By Wilma Goldstein

Brian and Ruth Hamilton, Co-Pastors of Westminster Presbyterian Church. Courtesy of SaVanna Wanzer.

For 25 years, Brian and Ruth Hamilton have served as co-pastors at Westminster Presbyterian Church, located on the corner of 4th and I Streets in DC’s Southwest neighborhood. 

“I think a church really needs to be a community center and has the responsibility of organizing around all kinds of issues and problems that afflict the community. We’ve tried to do that over the years, not just to conduct services, but to really be out and engage with the neighborhood,” Brian Hamilton said in an interview with the Buzzard Point Oral History Project. 

This guiding principle has benefited both the church and the community. Westminster has served as a haven for LGBTQ neighbors, immigrants, the recently incarcerated and other historically marginalized groups. As a result, the Reverends Hamilton have built a diverse group of congregants, followers, and others who have received comfort and assistance from their various ministries that have evolved over the years. 

In recognition of their thoughtfulness, selflessness and devotion, the Education and Scholarship Task Force of the Southwest Neighborhood Assembly (SWNA) presented the Reverends Brian and Ruth Hamilton with the 2021 Star Award. Each year, the Star Award is given to a Southwest organization that practices exemplary community service. 

On August 15, SWNA President Donna Purchase presented the award, noting that the Hamiltons have been longtime supporters of the work of SWNA and the Education and Scholarship Task Force. In prior years, before the COVID-19 pandemic required pivoting to a virtual ceremony, celebrations of SWNA’s scholarships and awards were often held at Westminster.

Ruth Lytle and Brian Hamilton met while each staffed churches in Detroit in the 1990s.

In February of 1996, they accepted an offer to co-pastor at Westminster and moved into one of Southwest’s original Sanitary Houses, where they raised two sons and still live today. 

Ruth, the daughter and granddaughter of pastors, lived in New Mexico and Arkansas before studying at Mt. Holyoke and training for the ministry at the San Francisco Theological Seminary.  

Brian, who was born and raised in Maine, went to college at Eastern University and then to the New School of Social Research, now known as New School University, for a master’s degree and doctoral studies. Frustrated by his inability to find a place in academia where he could work on the intersection of sociology and theology in urban settings, he returned to Eastern University for his ministerial degree. Time spent at Old Pine Street Presbyterian Church in Philadelphia convinced him that he could find what he was looking for among select Presbyterian churches, and he never looked back.

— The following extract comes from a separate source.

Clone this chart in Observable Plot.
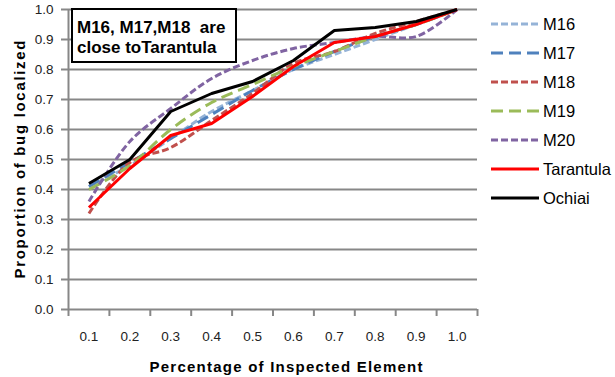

While they share many pastoral activities, Ruth, the more extroverted of the two, leads community outreach with existing and emerging organizations. Brian is known for his ability to build and repair almost anything, and created the beautiful stained glass window in the church sanctuary. He also established and serves as President of the Southwest Development Corporation, which includes Westminster’s food and catering programs, Friday Night Jazz, Monday Night Blues and the bimonthly discussion group Thinking About Jazz, which is held on Saturday afternoons. A fervent fan of American roots music, Brian is frequently heard saying “God loves jazz.” 

A 2019 article in CapitolBop described the birth of Westminster’s Jazz Night as a way for the then majority white congregation to connect with the then majority Black surrounding neighborhood. Today, the event connects hundreds of Black and white fans of jazz, known as America’s classical music, and honors African-American cultural traditions, including offering fried fish on Fridays. For the Hamiltons, these concerts are conduits to crucial community-building. 

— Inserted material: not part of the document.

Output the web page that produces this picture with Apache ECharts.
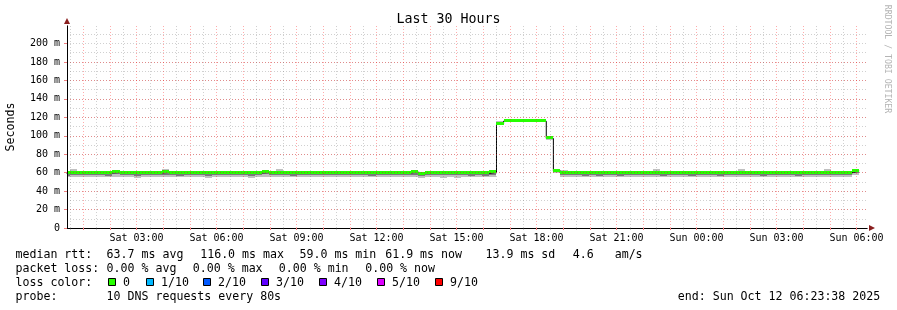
<!DOCTYPE html>
<html><head><meta charset="utf-8">
<script src="https://cdn.jsdelivr.net/npm/echarts@6/dist/echarts.min.js"></script>
<style>html,body{margin:0;padding:0;background:#fff}#c{width:897px;height:310px}</style>
</head><body><div id="c"></div>
<script>
// ---- data (hours counted from Sat 00:00) ----
const stepStartMinutes = 14;   // first RRD step boundary after Sat 00:00
const stepMinutes = 16;        // consolidation step
const medianMs = [59.8,60.1,59.7,59.9,60.0,59.6,59.8,60.2,59.9,59.7,
 59.8,60.0,59.6,59.9,60.3,59.8,59.7,60.0,59.9,59.8,
 59.6,59.9,60.1,59.8,59.7,60.0,59.9,59.8,60.2,59.9,
 59.7,59.8,60.0,59.9,59.6,59.8,60.1,59.9,59.7,59.8,
 60.0,59.9,59.8,59.7,60.1,59.9,59.8,59.6,59.9,60.5,
 59.0,59.8,59.9,59.7,60.0,59.8,59.9,59.7,59.8,59.3,
 60.4,113.0,115.8,116.0,115.7,115.9,115.6,115.8,97.2,61.8,
 59.6,59.8,59.9,59.7,60.0,59.8,59.9,60.1,59.8,59.7,
 59.9,60.0,59.8,59.6,59.9,60.1,59.8,59.9,59.7,60.0,
 59.8,59.9,60.0,59.7,59.8,60.1,59.9,59.8,59.7,59.9,
 60.0,59.8,59.9,59.7,59.8,60.0,59.9,59.8,59.7,59.9,
 59.8,61.9];
const smokeMinMs = [54.9,55.0,55.4,55.5,55.1,55.1,54.8,55.7,55.2,55.3,
 54.7,55.5,55.3,55.1,55.4,55.3,54.8,55.6,55.2,55.4,
 54.7,55.3,55.5,55.1,55.4,55.2,54.6,55.3,55.6,55.2,
 55.0,55.2,54.9,55.3,55.0,55.4,55.1,55.5,54.9,55.2,
 55.5,55.0,55.3,54.8,55.4,55.1,55.4,54.9,55.3,55.6,
 54.6,55.1,55.4,54.7,54.8,54.7,54.9,55.0,55.3,54.9,
 55.7,111.8,114.6,114.9,114.5,114.8,114.4,114.7,95.3,59.6,
 55.1,55.3,55.0,54.8,55.4,54.9,55.3,55.5,54.8,55.3,
 55.1,55.4,55.0,55.2,54.9,55.5,55.1,55.3,54.8,55.4,
 55.0,55.2,54.9,55.3,55.1,55.5,55.0,55.3,54.9,55.2,
 55.4,55.0,55.3,54.8,55.2,55.4,55.1,55.3,55.0,55.2,
 55.1,57.4];
const coreMinMs = [56.8,57.0,57.9,58.0,57.4,57.3,56.7,58.3,57.4,57.7,
 56.6,57.9,57.6,57.3,57.7,57.5,56.8,58.0,57.4,57.8,
 56.7,57.6,58.0,57.2,57.7,57.4,56.5,57.6,58.1,57.5,
 57.1,57.4,56.9,57.7,57.1,57.8,57.2,58.0,57.0,57.5,
 57.9,57.1,57.6,56.9,57.7,57.3,57.8,57.0,57.6,57.8,
 56.5,57.3,57.7,57.7,57.8,57.6,57.7,56.7,57.5,56.7,
 57.9,112.2,115.0,115.3,114.9,115.2,114.8,115.1,96.0,60.2,
 57.1,57.6,57.0,56.6,57.8,56.9,57.6,57.9,56.8,57.6,
 57.2,57.8,57.0,57.4,56.9,58.0,57.3,57.7,56.7,57.8,
 57.1,57.5,56.8,57.6,57.3,57.9,57.1,57.6,56.9,57.4,
 57.9,57.0,57.7,56.8,57.5,57.8,57.2,57.5,57.0,57.4,
 57.2,59.4];
const smokeMaxMs = [61.2,63.9,61.0,61.3,61.4,61.0,61.1,61.5,61.2,61.1,
 61.3,61.4,61.0,61.3,64.0,61.1,61.0,61.3,61.2,61.2,
 61.0,61.3,61.4,61.1,61.0,61.3,61.2,61.2,61.5,61.2,
 63.6,61.1,61.4,61.2,61.0,61.1,61.4,61.2,61.0,61.2,
 61.3,61.2,61.1,61.0,61.4,61.2,61.1,61.0,61.3,61.8,
 60.6,61.1,61.2,61.0,61.3,61.1,61.2,61.0,61.1,60.8,
 61.7,115.6,117.6,117.0,117.8,117.2,118.0,117.6,98.4,63.3,
 63.4,61.1,61.2,61.0,61.3,61.1,61.2,61.4,61.1,61.0,
 61.2,61.3,61.1,63.5,61.2,61.4,61.1,61.2,61.0,61.3,
 61.1,61.2,61.3,61.0,61.1,63.9,61.2,61.1,61.0,61.2,
 61.3,61.1,61.2,61.0,61.1,61.3,61.2,63.6,61.0,61.2,
 61.1,63.2];
const xStartHours = 23/60 + 38/3600;       // Sat 00:23:38
const xEndHours = xStartHours + 30;        // Sun 06:23:38
const labelHours = [3,6,9,12,15,18,21,24,27,30];
const yLabelValues = [0,20,40,60,80,100,120,140,160,180,200];
const rttStats = {avg:63.7, max:116.0, min:59.0, now:61.9, sd:13.9, ams:4.6};
const lossStats = {avg:0, max:0, min:0, now:0};
const lossLabels = ['0','1/10','2/10','3/10','4/10','5/10','9/10'];
const lossColors = ['#26ff00','#00b8ff','#0059ff','#5e00ff','#7e00ff','#dd00ff','#ff0000'];
const probeText = '10 DNS requests every 80s';
const endText = 'end: Sun Oct 12 06:23:38 2025';

// ---- build ----
const MONO = '"DejaVu Sans Mono", monospace';
const hourTicks = [], halfTicks = [];
for (let h = 1; h <= 30; h++) hourTicks.push(h);
for (let h = 0; h <= 30; h++) halfTicks.push(h + 0.5);
const t0 = k => (stepStartMinutes + stepMinutes * k) / 60;
const t1 = k => (stepStartMinutes + stepMinutes * (k + 1)) / 60;
const smokeOuter = medianMs.map((v, k) => [t0(k), t1(k), smokeMinMs[k], smokeMaxMs[k]]);
const smokeCore = medianMs.map((v, k) => [t0(k), t1(k), coreMinMs[k], v]);
const band = medianMs.map((v, k) => [t0(k), t1(k), v]);
const stepLine = medianMs.map((v, k) => [t0(k), v]);
stepLine.push([t1(medianMs.length - 1), medianMs[medianMs.length - 1]]);

function rectRenderer(color) {
  return function (params, api) {
    const a = api.coord([api.value(0), api.value(3)]);
    const b = api.coord([api.value(1), api.value(2)]);
    const x0 = Math.round(a[0]), x1 = Math.round(b[0]);
    const y0 = Math.round(a[1]), y1 = Math.round(b[1]);
    const cs = params.coordSys;
    const shape = echarts.graphic.clipRectByRect(
      {x: x0, y: y0, width: x1 - x0, height: Math.max(1, y1 - y0)},
      {x: cs.x, y: cs.y, width: cs.width, height: cs.height});
    return shape ? {type: 'rect', shape, style: {fill: color}} : null;
  };
}
function bandRenderer(params, api) {
  const a = api.coord([api.value(0), api.value(2)]);
  const b = api.coord([api.value(1), api.value(2)]);
  const x0 = Math.round(a[0]), x1 = Math.round(b[0]);
  const yc = Math.round(a[1]);
  const cs = params.coordSys;
  const shape = echarts.graphic.clipRectByRect(
    {x: x0, y: yc - 2, width: x1 - x0, height: 3},
    {x: cs.x, y: cs.y, width: cs.width, height: cs.height});
  return shape ? {type: 'rect', shape, style: {fill: lossColors[0]}} : null;
}
const pad = n => (n < 10 ? '0' : '') + n;
const xLabel = v => (v < 24 ? 'Sat ' : 'Sun ') + pad(Math.round(v) % 24) + ':00';

const graphics = [];
function txt(x, y, s, extra) {
  graphics.push(Object.assign({type: 'text', x: x, y: y,
    style: {text: s, font: '11.6px ' + MONO, fill: '#000', verticalAlign: 'middle'}}, extra || {}));
}
const f1 = v => v.toFixed(1), f2 = v => v.toFixed(2);
txt(15.5, 254.5, 'median rtt:');
txt(106.6, 254.5, f1(rttStats.avg) + ' ms avg');
txt(200.2, 254.5, f1(rttStats.max) + ' ms max');
txt(299.5, 254.5, f1(rttStats.min) + ' ms min');
txt(385.2, 254.5, f1(rttStats.now) + ' ms now');
txt(485.5, 254.5, f1(rttStats.sd) + ' ms sd');
txt(572.8, 254.5, f1(rttStats.ams) + '   am/s');
txt(15.5, 268.5, 'packet loss:');
txt(106.6, 268.5, f2(lossStats.avg) + ' % avg');
txt(192.8, 268.5, f2(lossStats.max) + ' % max');
txt(278.8, 268.5, f2(lossStats.min) + ' % min');
txt(365.2, 268.5, f2(lossStats.now) + ' % now');
txt(15.5, 282.5, 'loss color:');
const boxX = [108, 145.5, 203, 261, 318.5, 376.5, 435];
lossLabels.forEach((l, i) => {
  graphics.push({type: 'rect', shape: {x: Math.round(boxX[i]) + 0.5, y: 278.5, width: 7, height: 7},
    style: {fill: lossColors[i], stroke: '#000', lineWidth: 1}});
  txt(Math.round(boxX[i]) + 15, 282.5, l);
});
txt(15.5, 296.5, 'probe:');
txt(106.6, 296.5, probeText);
txt(677.8, 296.5, endText);
graphics.push({type: 'text', x: 887, y: 59, rotation: -Math.PI / 2,
  style: {text: 'RRDTOOL / TOBI OETIKER', font: '8.2px ' + MONO, fill: '#b4b4b4',
    align: 'center', verticalAlign: 'middle'}});

const majorColor = 'rgba(255,0,0,0.33)';
const minorColor = 'rgba(110,110,110,0.32)';
const arrowColor = '#8a1f1f';
const axisBase = {type: 'value', z: 10, min: xStartHours, max: xEndHours, position: 'bottom'};

const chart = echarts.init(document.getElementById('c'), null, {renderer: 'canvas'});
chart.setOption({
  animation: false,
  backgroundColor: '#ffffff',
  title: {text: 'Last 30 Hours', left: 'center', top: 13, padding: 0,
    textStyle: {fontFamily: MONO, fontSize: 13.3, fontWeight: 'normal', color: '#000'}},
  grid: {left: 67, top: 26, width: 800, height: 202, containLabel: false, outerBoundsMode: 'none'},
  xAxis: [
    Object.assign({}, axisBase, {
      axisLine: {show: true, onZero: false, lineStyle: {color: arrowColor, width: 1},
        symbol: ['none', 'triangle'], symbolSize: [6, 6], symbolOffset: [0, 5]},
      axisTick: {show: true, customValues: halfTicks, length: 2, lineStyle: {color: minorColor}},
      axisLabel: {show: false},
      splitLine: {show: true, customValues: halfTicks, lineStyle: {color: minorColor, type: [1, 2], width: 1}}
    }),
    Object.assign({}, axisBase, {
      axisLine: {show: true, onZero: false, lineStyle: {color: '#000', width: 1}},
      axisTick: {show: true, customValues: hourTicks, length: 2, lineStyle: {color: '#f08080'}},
      axisLabel: {show: true, customValues: labelHours, formatter: xLabel, margin: 5,
        fontFamily: MONO, fontSize: 10, color: '#000'},
      splitLine: {show: true, customValues: hourTicks, lineStyle: {color: majorColor, type: [1, 2], width: 1}}
    })
  ],
  yAxis: [
    {type: 'value', z: 10, min: 0, max: 219, interval: 10, position: 'left',
      axisLine: {show: true, onZero: false, lineStyle: {color: arrowColor, width: 1},
        symbol: ['none', 'triangle'], symbolSize: [6, 6], symbolOffset: [0, 5]},
      axisTick: {show: false}, axisLabel: {show: false},
      splitLine: {show: true, showMinLine: false, showMaxLine: false,
        lineStyle: {color: minorColor, type: [1, 2], width: 1}}},
    {type: 'value', z: 10, min: 0, max: 219, interval: 20, position: 'left',
      name: 'Seconds', nameLocation: 'middle', nameGap: 50, nameRotate: 90,
      nameTextStyle: {fontFamily: MONO, fontSize: 11.6, color: '#000'},
      axisLine: {show: true, onZero: false, lineStyle: {color: '#000', width: 1}},
      axisTick: {show: true, customValues: yLabelValues, length: 3, lineStyle: {color: '#f08080'}},
      axisLabel: {show: true, customValues: yLabelValues, margin: 7,
        formatter: v => (v === 0 ? '0' : v + ' m'), fontFamily: MONO, fontSize: 10, color: '#000'},
      splitLine: {show: true, showMinLine: false, showMaxLine: false,
        lineStyle: {color: majorColor, type: [1, 2], width: 1}}}
  ],
  series: [
    {type: 'custom', name: 'smoke', xAxisIndex: 1, yAxisIndex: 1, z: 1, silent: true,
      renderItem: rectRenderer('#c0c0c0'), encode: {x: [0, 1], y: [2, 3]}, data: smokeOuter},
    {type: 'custom', name: 'smokeCore', xAxisIndex: 1, yAxisIndex: 1, z: 1, silent: true,
      renderItem: rectRenderer('#7a7a7a'), encode: {x: [0, 1], y: [2, 3]}, data: smokeCore},
    {type: 'line', name: 'median', xAxisIndex: 1, yAxisIndex: 1, z: 2, step: 'end',
      showSymbol: false, symbol: 'none', silent: true, clip: true,
      lineStyle: {color: '#000', width: 1}, data: stepLine},
    {type: 'custom', name: 'loss 0', xAxisIndex: 1, yAxisIndex: 1, z: 3, silent: true,
      renderItem: bandRenderer, encode: {x: [0, 1], y: 2}, data: band}
  ],
  graphic: graphics
});
</script></body></html>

Ruth’s outreach in the community began with her service on several boards, including the Community Benefits Council, which she chaired for a decade, and the United Planning Board. The relationships she built working in the community have allowed the Hamiltons, who think of themselves as servant leaders, to successfully develop a wide range of partnerships based on shared values and vision.

Their personal flexibility and accessibility results in Westminster hosting a broad spectrum of programs and events. Westminster has provided space and support to survivors of domestic violence and narcotics addiction and held anti-racism events and prayer vigils for families who have lost children to police violence. They have hosted car washes that raise money for organizations like SWNA and helped make choir robes for children at Amidon-Bowen. Westminster has provided access to COVID-19 testing, offered food and sleeping space to advocates and protesters who travel to DC, held community meetings and dance parties, and hosted April’s Remember the Pearl event. Food and Friends, the organization that delivered daily meals to homebound people with HIV/AIDS, started in Westminster’s kitchen. 

In addition to a commitment to service, the Hamiltons have been allies and advocates for social justice. Reverend Brian Hamilton performed marriage and civil union ceremonies for members of the LBGTQ community before these unions were recognized under the law, which he calls “practicing ecclesiastical disobedience.” 

Along with other churches in Southwest, Westminster is working on plans for a new facility that will include both affordable and market-priced housing. As they look to the future, the Hamiltons aim to expand their work in the arts and provide even more space for community needs.